Integrating the web into desktop apps is now incredibly easy thanks to Qt WebKit. Qt WebKit also allows us to embed any Qt widget inside the html. This feature makes it extremely tempting to develop full blown desktop applications using Qt WebKit – your interface is entirely designed using html/css (instead of .ui) and you as a C++ developer decide what parts are best done in Qt/C++ and embed them into the html page.
The above scheme works very well (for the most part). However, there are a lot of features that make our applications feel native, that we take for granted in desktop apps when using Qt/C++ but not so when using Qt WebKit. So here is a list of short comings that you should know about.
1. Focus handling – Tab focus doesn’t work at all when navigating from html into a c++ plugin and vice versa.
2. Keyboard accelerators – In html, you can specify accelerator using ‘accesskey’. They don’t seem to work in QtWebKit. They do work in google chrome, so must be something to do with the Qt port.
3. Text can be selected and images can be dragged – Your main ui is html, what did you expect ?
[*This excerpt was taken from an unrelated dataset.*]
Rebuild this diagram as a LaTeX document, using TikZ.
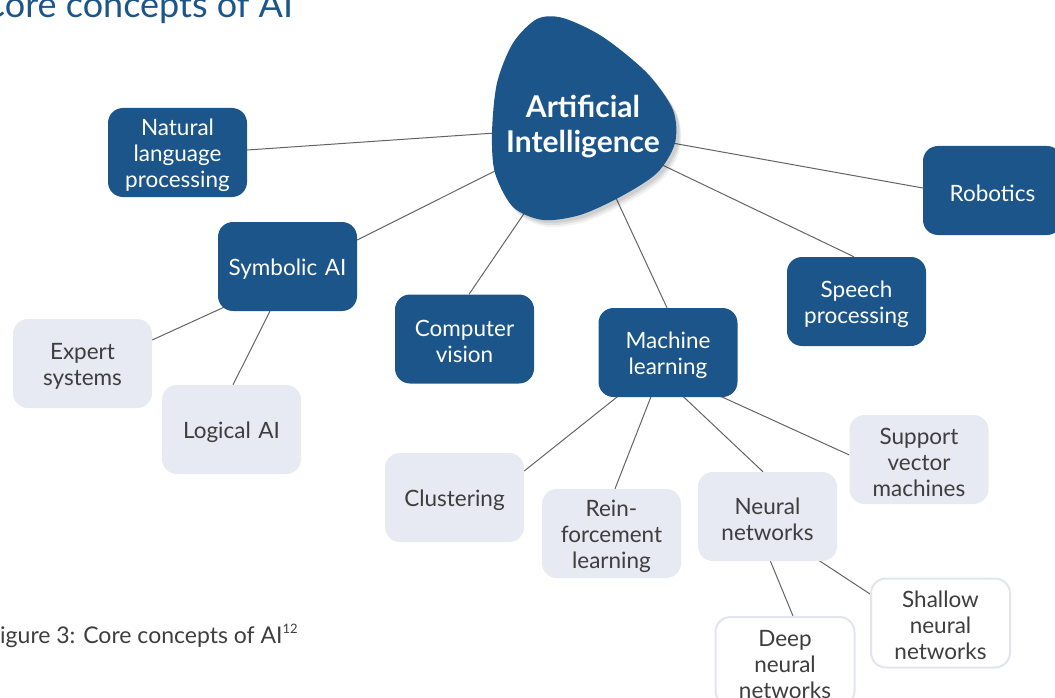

4. Plugins will get deleted if you hide them – If you hide your C++ plugin/widget using ‘display: none’, Qt/WebKit will delete it. In your traditional Qt program, all your data is part of the widget – now it’s all gone. To prevent this, you have to write all your widgets to use the model-view paradigm. An alternative is to use ‘visibility: hidden’ which won’t delete the plugin but the plugin will continue to hog space in the layout. Side note: In Qt 4.4.x, plugins weren’t deleted (aka leak). Starting Qt 4.5.x, they were deleted – we found this problem when our app starting crashing gloriously when we moved to Qt 4.5.x.
5. Fluid layouts – When the windows resizes, UI elements inside are expected to reposition and resize nicely; the window must have a nice minimum size – that is all done by QLayout does. This is really hard to get right when using html. You will most likely end up writing js layouting code.
6. Moving data back and forth is slow – Passing Qt types from C++ to JS works very well using QJson. Converting complex types like a QPixmap to html img is really really slow, since you have to convert in into png first. Also, using this method crashes Asus laptops/Windows, probably some graphics card issue, nevertheless your app has to deal with it.
8. RTL – Qt will layout your widgets automatically when your app is run in a RTL environment. With HTML, you will have to provide an alternate html file, do your own RTL detection, implement sizing fixes to elements for different languages and so on.
9. Translations – Qt provides you linguist, lrelease, lupdate. When using HTML, you will have to roll out your own translation framework (this is an awful lot of work).
10. Misc – There are other minor problems depending on your Qt version – the default fonts of html and qt didn’t match. There was a time when a 12pt font of Qt and 12 pt font of webkit don’t match (this seems to be fixed now). Displaying plugins inside divs had some artifacts.
Note that the above is not a case against using Qt/WebKit for developing desktop apps since they can all be worked around. It’s more for you to know what you will be up against if you decide to go down this road.